Lastly, his makeup makes me want to err on predicting that he will finish out a lot closer to his ceiling than his floor. Is there a spot for him on a contending Astros team? I don't know. Could he be a CF platoon/rest Altuve bat? Maybe. Its just hard to project him with this current situation in Houston ever cracking this roster and becoming a regular, but I certainly hope he does.

Chris Perry

Heavens to murgatroyd. I don't know what to make of Tony Kemp. I've heard he plays super hard. I see that he takes a lot of walks. I see that he doesn't strike out. I see his.358/.457/.420 line in Double A. I see by the highlights that he has good range in the outfield because of good instincts.

But I also see that unsightly .062 ISO. That's 8th lowest in all of AA (under 24 years old and more than 200 PA...sample of 72 players). I see that he has the highest BABIP in that entire sample, at .416. I see that he only plays outfield (a position the Astros are deep at in all levels of the farm) and 2B (obvious blockage there).

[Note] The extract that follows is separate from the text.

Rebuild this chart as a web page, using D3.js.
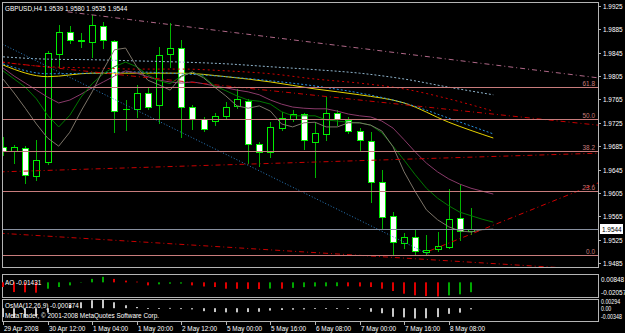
<!DOCTYPE html>
<html><head><meta charset="utf-8">
<script src="https://cdn.jsdelivr.net/npm/d3@7"></script>
<style>
html,body{margin:0;padding:0;background:#000;overflow:hidden}
svg{display:block}
text{font-family:'Liberation Sans',Arial,sans-serif;font-size:8px;fill:#fff}
</style></head><body>
<svg id="c" width="625" height="333"></svg>
<script>
// ---------- data ----------
const symbol = "GBPUSD,H4";
const open  = [1.9684,1.9677,1.9682,1.9634,1.9658,1.9843,1.9881,1.9865,1.9863,1.9891,1.9865,1.9749,1.9749,1.9776,1.9756,1.9843,1.9853,1.9752,1.9732,1.9728,1.9737,1.9754,1.9762,1.9689,1.9675,1.9716,1.9732,1.9740,1.9692,1.9706,1.9742,1.9730,1.9711,1.9694,1.9624,1.9566,1.9519,1.9530,1.9504,1.9509,1.9512,1.9562,1.9539];
const high  = [1.9701,1.9687,1.9685,1.9696,1.9848,1.9892,1.9891,1.9879,1.9910,1.9898,1.9867,1.9764,1.9790,1.9786,1.9855,1.9896,1.9867,1.9756,1.9735,1.9742,1.9761,1.9783,1.9766,1.9692,1.9726,1.9744,1.9747,1.9742,1.9726,1.9769,1.9747,1.9735,1.9716,1.9709,1.9644,1.9572,1.9536,1.9542,1.9533,1.9538,1.9612,1.9618,1.9580];
const low   = [1.9670,1.9656,1.9622,1.9627,1.9655,1.9821,1.9862,1.9855,1.9838,1.9853,1.9709,1.9713,1.9735,1.9749,1.9724,1.9821,1.9701,1.9715,1.9711,1.9721,1.9733,1.9750,1.9656,1.9651,1.9667,1.9713,1.9728,1.9680,1.9632,1.9696,1.9721,1.9708,1.9679,1.9590,1.9545,1.9499,1.9511,1.9499,1.9499,1.9506,1.9510,1.9524,1.9535];
const close = [1.9677,1.9684,1.9636,1.9661,1.9845,1.9881,1.9867,1.9866,1.9892,1.9867,1.9745,1.9748,1.9776,1.9752,1.9841,1.9853,1.9752,1.9732,1.9714,1.9737,1.9752,1.9766,1.9689,1.9675,1.9718,1.9733,1.9740,1.9696,1.9708,1.9742,1.9732,1.9711,1.9696,1.9624,1.9564,1.9521,1.9530,1.9506,1.9507,1.9514,1.9560,1.9539,1.9544];

// moving averages, one value per bar (index 0..44, last two shifted past the last bar)
const maFast = [1.9800,1.9776,1.9750,1.9723,1.9699,1.9685,1.9709,1.9745,1.9778,1.9816,1.9850,1.9853,1.9821,1.9798,1.9790,1.9781,1.9804,1.9812,1.9802,1.9786,1.9771,1.9754,1.9750,1.9754,1.9745,1.9723,1.9718,1.9725,1.9726,1.9718,1.9718,1.9725,1.9725,1.9721,1.9711,1.9684,1.9641,1.9607,1.9576,1.9559,1.9547,1.9540,1.9538,1.9542,1.9543];
const maMid  = [1.9814,1.9800,1.9786,1.9766,1.9738,1.9718,1.9738,1.9769,1.9792,1.9809,1.9821,1.9829,1.9821,1.9807,1.9797,1.9792,1.9805,1.9812,1.9804,1.9788,1.9780,1.9771,1.9764,1.9762,1.9757,1.9744,1.9737,1.9737,1.9737,1.9730,1.9728,1.9726,1.9725,1.9721,1.9708,1.9685,1.9661,1.9636,1.9613,1.9596,1.9583,1.9572,1.9566,1.9560,1.9555];
const maSlow = [1.9819,1.9805,1.9793,1.9781,1.9769,1.9759,1.9764,1.9774,1.9785,1.9795,1.9805,1.9814,1.9810,1.9804,1.9798,1.9795,1.9793,1.9795,1.9792,1.9788,1.9785,1.9781,1.9778,1.9773,1.9764,1.9757,1.9752,1.9750,1.9749,1.9749,1.9745,1.9740,1.9737,1.9735,1.9728,1.9716,1.9696,1.9675,1.9656,1.9641,1.9629,1.9620,1.9613,1.9608,1.9603];

// long moving averages, read every 4 bars (index 0,4,...,44)
const longIdx   = [0,4,8,12,16,20,24,28,32,36,40,44];
const maLightBl = [1.9838,1.9834,1.9833,1.9831,1.9829,1.9826,1.9821,1.9816,1.9810,1.9800,1.9786,1.9773];
const maRed     = [1.9829,1.9821,1.9819,1.9817,1.9817,1.9814,1.9809,1.9800,1.9793,1.9783,1.9766,1.9745];
const maYellow  = [1.9824,1.9804,1.9810,1.9810,1.9810,1.9804,1.9795,1.9783,1.9773,1.9759,1.9726,1.9699];
const maBlue    = [1.9826,1.9809,1.9810,1.9812,1.9809,1.9804,1.9797,1.9788,1.9776,1.9759,1.9733,1.9706];

// trend lines: [startIndex, startPrice, endIndex, endPrice]
const trendPink   = [5.8, 1.9915, 53.4, 1.9802];
const trendRedTop = [-0.3, 1.9829, 53.4, 1.9721];
const trendRedMid = [-0.3, 1.9641, 53.4, 1.9673];
const trendRedLow = [-0.3, 1.9536, 53.4, 1.9473];
const trendRedUp  = [38.3, 1.9506, 53.4, 1.9622];
const trendBlue   = [-0.3, 1.9862, 38.3, 1.9499];

// fibonacci retracement
const fibLow = 1.9499, fibHigh = 1.9965;
const fibLevels = [0, 23.6, 38.2, 50.0, 61.8];

// price axis ticks
const priceTicks = [1.9925,1.9885,1.9845,1.9805,1.9765,1.9725,1.9685,1.9645,1.9605,1.9565,1.9525,1.9485];

// time axis
const timeIdx    = [0,4,8,12,16,20,24,28,32,36,40];
const timeLabels = ["29 Apr 2008","30 Apr 12:00","1 May 04:00","1 May 20:00","2 May 12:00","5 May 00:00","5 May 16:00","6 May 08:00","7 May 00:00","7 May 16:00","8 May 08:00"];

// Awesome oscillator
const ao = [-0.0068,-0.0141,-0.0145,-0.0150,-0.0092,-0.0068,-0.0044,0.0005,0.0050,0.0080,0.0050,0.0025,0.0010,-0.0044,-0.0029,-0.0020,-0.0018,-0.0044,-0.0060,-0.0068,-0.0092,-0.0093,-0.0095,-0.0097,-0.0090,-0.0092,-0.0080,-0.0070,-0.0060,-0.0058,-0.0056,-0.0058,-0.0060,-0.0068,-0.0092,-0.0126,-0.0165,-0.0189,-0.0200,-0.02057,-0.0189,-0.0174,-0.01431];
const aoTicks = [0.00848, -0.02057];

// OsMA(12,26,9)
const osma = [-0.0030,-0.0033,-0.0032,-0.0028,-0.0015,0.0000,0.0012,0.0020,0.0027,0.00294,0.0020,0.0010,0.0004,-0.0002,-0.0001,0.0001,-0.0003,-0.0004,-0.0010,-0.0013,-0.0014,-0.0014,-0.0013,-0.0012,-0.0008,-0.0006,-0.0005,-0.0004,-0.0002,-0.0001,-0.0001,-0.0002,-0.0003,-0.0012,-0.0017,-0.0029,-0.0031,-0.00348,-0.0034,-0.0030,-0.0019,-0.0015,-0.000374];
const osmaTicks = [0.00294, 0.00, -0.00348];

// ---------- drawing ----------
const W = 625, H = 333;
const L = 2, R = 598;
const main = {top: 2, bottom: 267};
const aoP = {top: 274, bottom: 297};
const osP = {top: 299, bottom: 321};
const SX = 0.8; // narrow the font horizontally like the terminal's bitmap font

const svg = d3.select("#c");
svg.append("rect").attr("width", W).attr("height", H).attr("fill", "#000");

const x = d3.scaleLinear().domain([0, 42]).range([3, 471]);
const y = d3.scaleLinear().domain([1.9485, 1.9925]).range([263, 6]);
const yAo = d3.scaleLinear().domain([-0.02057, 0.00848]).range([296.5, 276.5]);
const yOs = d3.scaleLinear().domain([-0.00348, 0.00294]).range([318.5, 299.5]);
const px = v => Math.round(v) + 0.5;
const tr = (a, b) => `translate(${a},${b}) scale(${SX},1)`;

const defs = svg.append("defs");
defs.append("clipPath").attr("id", "clipMain").append("rect")
  .attr("x", L + 1).attr("y", main.top + 1).attr("width", R - L - 1).attr("height", main.bottom - main.top - 1);

const g = svg.append("g").attr("clip-path", "url(#clipMain)");

// candles
const n = open.length;
const idx = d3.range(n);
g.selectAll(".wick").data(idx).join("line")
  .attr("x1", i => px(x(i))).attr("x2", i => px(x(i)))
  .attr("y1", i => Math.round(y(high[i]))).attr("y2", i => Math.round(y(low[i])) + 1)
  .attr("stroke", "#00b400").attr("stroke-width", 1);
g.selectAll(".body").data(idx).join("rect")
  .attr("x", i => Math.round(x(i)) - 3 + 0.5)
  .attr("y", i => Math.round(y(Math.max(open[i], close[i]))) + 0.5)
  .attr("width", 6)
  .attr("height", i => Math.max(0.01, Math.round(y(Math.min(open[i], close[i]))) - Math.round(y(Math.max(open[i], close[i])))))
  .attr("fill", i => close[i] < open[i] ? "#ffffff" : "#000000")
  .attr("stroke", "#00f000").attr("stroke-width", 1);

// moving averages
const lineIdx = (arr) => d3.line().x((d, i) => x(i)).y(d => y(d))(arr);
const lineLong = (arr) => d3.line().x((d, i) => x(longIdx[i])).y(d => y(d)).curve(d3.curveMonotoneX)(arr);

g.append("path").attr("d", lineLong(maLightBl)).attr("fill", "none").attr("stroke", "#8fb4cc").attr("stroke-width", 1).attr("stroke-dasharray", "2,2");
g.append("path").attr("d", lineLong(maRed)).attr("fill", "none").attr("stroke", "#d00000").attr("stroke-width", 1).attr("stroke-dasharray", "2,3");
g.append("path").attr("d", lineLong(maYellow)).attr("fill", "none").attr("stroke", "#e6d200").attr("stroke-width", 1);
g.append("path").attr("d", lineLong(maBlue)).attr("fill", "none").attr("stroke", "#2890e0").attr("stroke-width", 1).attr("stroke-dasharray", "2,2");

g.append("path").attr("d", lineIdx(maSlow)).attr("fill", "none").attr("stroke", "#8a3a6a").attr("stroke-width", 1);
g.append("path").attr("d", lineIdx(maMid)).attr("fill", "none").attr("stroke", "#007800").attr("stroke-width", 1);
g.append("path").attr("d", lineIdx(maFast)).attr("fill", "none").attr("stroke", "#7c7468").attr("stroke-width", 1);

// trend lines
function trend(t, color, dash) {
  g.append("line")
    .attr("x1", x(t[0])).attr("y1", y(t[1])).attr("x2", x(t[2])).attr("y2", y(t[3]))
    .attr("stroke", color).attr("stroke-width", 1).attr("stroke-dasharray", dash);
}
trend(trendPink, "#b06888", "5,3,1,3");
trend(trendRedTop, "#c80000", "5,3,1,3");
trend(trendRedMid, "#c80000", "5,3,1,3");
trend(trendRedLow, "#c80000", "5,3,1,3");
trend(trendRedUp, "#d00000", "5,3,1,3");
trend(trendBlue, "#2a7cc0", "1,2");

// fibonacci levels
const fibPrice = lv => fibLow + lv / 100 * (fibHigh - fibLow);
g.selectAll(".fib").data(fibLevels).join("line")
  .attr("x1", L).attr("x2", R)
  .attr("y1", d => px(y(fibPrice(d)))).attr("y2", d => px(y(fibPrice(d))))
  .attr("stroke", "#c87c7c").attr("stroke-width", 1);
svg.selectAll(".fibt").data(fibLevels).join("text")
  .attr("transform", d => tr(595, Math.round(y(fibPrice(d))) - 1))
  .attr("text-anchor", "end").style("fill", "#c87c7c")
  .text(d => d.toFixed(1));

// bid line
const last = close[n - 1];
g.append("line").attr("x1", L).attr("x2", R)
  .attr("y1", px(y(last))).attr("y2", px(y(last)))
  .attr("stroke", "#8890a0").attr("stroke-width", 1);

// frames
function frame(p) {
  svg.append("rect").attr("x", L + 0.5).attr("y", p.top + 0.5)
    .attr("width", R - L).attr("height", p.bottom - p.top)
    .attr("fill", "none").attr("stroke", "#b4b4b4").attr("stroke-width", 1);
}
frame(main); frame(aoP); frame(osP);

// price axis
svg.selectAll(".pt").data(priceTicks).join("line")
  .attr("x1", R).attr("x2", R + 3).attr("y1", d => px(y(d))).attr("y2", d => px(y(d)))
  .attr("stroke", "#b4b4b4");
svg.selectAll(".pl").data(priceTicks).join("text")
  .attr("transform", d => tr(603, y(d) + 3))
  .text(d => d.toFixed(4));

// current price box
svg.append("rect").attr("x", 600).attr("y", Math.round(y(last)) - 5).attr("width", 23).attr("height", 10).attr("fill", "#fff");
svg.append("text").attr("transform", tr(602, y(last) + 3)).style("fill", "#000").text(last.toFixed(4));

// title
svg.append("text").attr("transform", tr(5, 10.5))
  .text(symbol + "  " + [open[n-1], high[n-1], low[n-1], close[n-1]].map(v => v.toFixed(4)).join(" "));

// AO
svg.selectAll(".ao").data(ao).join("rect")
  .attr("x", (d, i) => Math.round(x(i)) - 1)
  .attr("y", d => Math.min(yAo(d), yAo(0)))
  .attr("width", 2)
  .attr("height", d => Math.abs(yAo(d) - yAo(0)))
  .attr("fill", (d, i) => (i > 0 && d > ao[i - 1]) ? "#00a800" : "#e00000");
svg.append("text").attr("transform", tr(5, 285)).text("AO " + ao[n - 1].toFixed(5));
svg.selectAll(".aol").data(aoTicks).join("text")
  .attr("transform", (d, i) => tr(601, i === 0 ? 282 : 295))
  .text(d => d.toFixed(5));

// OsMA
svg.selectAll(".os").data(osma).join("rect")
  .attr("x", (d, i) => Math.round(x(i)) - 1)
  .attr("y", d => Math.min(yOs(d), yOs(0)))
  .attr("width", 2)
  .attr("height", d => Math.max(0.8, Math.abs(yOs(d) - yOs(0))))
  .attr("fill", "#c8c8c8");
svg.append("text").attr("transform", tr(5, 307.5)).text("OsMA(12,26,9) " + osma[n - 1].toFixed(6));
svg.append("text").attr("transform", tr(5, 317.5)).text("MetaTrader, \u00a9 2001-2008 MetaQuotes Software Corp.");
svg.selectAll(".osl").data(osmaTicks).join("text")
  .attr("transform", (d, i) => tr(601, [303.5, 310.5, 318.5][i]))
  .style("font-size", "6.6px")
  .text(d => d === 0 ? "0.00" : d.toFixed(5));

// time axis
svg.selectAll(".tt").data(timeIdx).join("line")
  .attr("x1", i => px(x(i))).attr("x2", i => px(x(i)))
  .attr("y1", osP.bottom).attr("y2", osP.bottom + 4)
  .attr("stroke", "#b4b4b4");
svg.selectAll(".tl").data(timeIdx).join("text")
  .attr("transform", i => tr(Math.round(x(i)) + 1, 331))
  .text((d, k) => timeLabels[k]);
</script>
</body></html>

And I don't know what to think.

Kemp has elite contact skills, and he plays hard. But what good are elite contact skills if you have a very low (comparable) rate of hitting balls out of the infield, and don't have the elite speed to beat out a high percentage of grounders?

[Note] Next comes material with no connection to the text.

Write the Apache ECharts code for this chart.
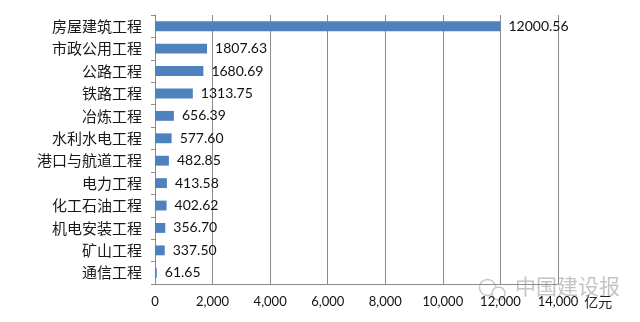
<!DOCTYPE html>
<html>
<head>
<meta charset="utf-8">
<script src="https://cdn.jsdelivr.net/npm/echarts@6/dist/echarts.min.js"></script>
<style>
html,body{margin:0;padding:0;background:#fff;}
#chart{width:640px;height:322px;}
</style>
</head>
<body>
<div id="chart"></div>
<script>
var categories = ['房屋建筑工程','市政公用工程','公路工程','铁路工程','冶炼工程','水利水电工程','港口与航道工程','电力工程','化工石油工程','机电安装工程','矿山工程','通信工程'];
var values = [12000.56, 1807.63, 1680.69, 1313.75, 656.39, 577.60, 482.85, 413.58, 402.62, 356.70, 337.50, 61.65];
var xTicks = {min: 0, max: 14000, interval: 2000};
var unitLabel = '亿元';
var watermark = '中国建设报';

var chart = echarts.init(document.getElementById('chart'), null, {renderer: 'canvas'});
var numFont = 'Lato, "Open Sans", sans-serif';
chart.setOption({
  animation: false,
  backgroundColor: '#ffffff',
  grid: {left: 155, right: 82, top: 15, bottom: 38, containLabel: false},
  xAxis: {
    type: 'value',
    min: xTicks.min, max: xTicks.max, interval: xTicks.interval,
    name: unitLabel,
    nameLocation: 'end',
    nameGap: 25,
    nameTextStyle: {color: '#222', fontSize: 14, fontFamily: '"Noto Sans CJK SC", sans-serif', verticalAlign: 'top', padding: [11, 0, 0, 0]},
    axisLine: {show: true, lineStyle: {color: '#8c8c8c', width: 1}},
    axisTick: {show: false},
    axisLabel: {color: '#111', fontSize: 13, fontFamily: numFont, margin: 11,
      formatter: function (v) { return v.toLocaleString('en-US'); }},
    splitLine: {show: true, lineStyle: {color: '#8c8c8c', width: 1}}
  },
  yAxis: {
    type: 'category',
    data: categories,
    inverse: true,
    axisLine: {show: true, lineStyle: {color: '#8c8c8c', width: 1}},
    axisTick: {show: true, length: 4, lineStyle: {color: '#8c8c8c'}},
    axisLabel: {color: '#1a1a1a', fontSize: 15, fontFamily: '"Noto Sans CJK SC", sans-serif', margin: 13}
  },
  series: [{
    type: 'bar',
    data: values,
    barWidth: '44%',
    itemStyle: {color: '#4F81BD'},
    label: {
      show: true, position: 'right', distance: 8,
      color: '#111', fontSize: 14, fontFamily: numFont,
      formatter: function (p) { return p.value.toFixed(2); }
    }
  }],
  graphic: [
    {type: 'group', left: 477, top: 277, silent: true, children: [
      {type: 'circle', shape: {cx: 10, cy: 10, r: 8}, style: {fill: 'none', stroke: '#c8c8c8', lineWidth: 1.5}},
      {type: 'circle', shape: {cx: 21, cy: 16, r: 6.5}, style: {fill: '#fff', stroke: '#c8c8c8', lineWidth: 1.5}}
    ]},
    {type: 'text', left: 515, top: 276, silent: true,
      style: {text: watermark, fill: '#c4c4c4', fontSize: 21, fontFamily: '"Noto Sans CJK SC", sans-serif'}}
  ]
});
</script>
</body>
</html>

I think Kemp will be an excellent utility player, like Jose Vizcaino was for most of his career. Not enough power to be a strong everyday regular, but can start in a pinch if there is an injury at several positions on the field. His apparent inability to play SS or 3B hurts that role though.

So I still don't know what to think.

Tyler Rosser

Well I didn't answer the question at all in my last response. I like the Kemp to Skip Schumaker & Luis Castillo comps. He's going to hit for a decent average, he's going to walk some, and he's going to have an abysmal ISO. He might even steal a decentt amount of bases. Unfortunately he's blocked by better players, and I don't expect him to ever contribute as an everyday player in an Astros uniform. If he could play short he would be the perfect utility man, but as of now I don't think he can.

I think we trade him while his value is really high. That's what I think. I see a player that has absolutely no room on the major league roster. Altuve is going nowhere, and the outfield is crowded with Springer, Tucker, Domingo, Marisnick, Aplin, Phillips, and Fisher. I think he can be a league average second baseman and a below average outfielder at the major league level.

So let's trade him while he's making spectacular plays in the outfield and hitting for an absurd average in the minors.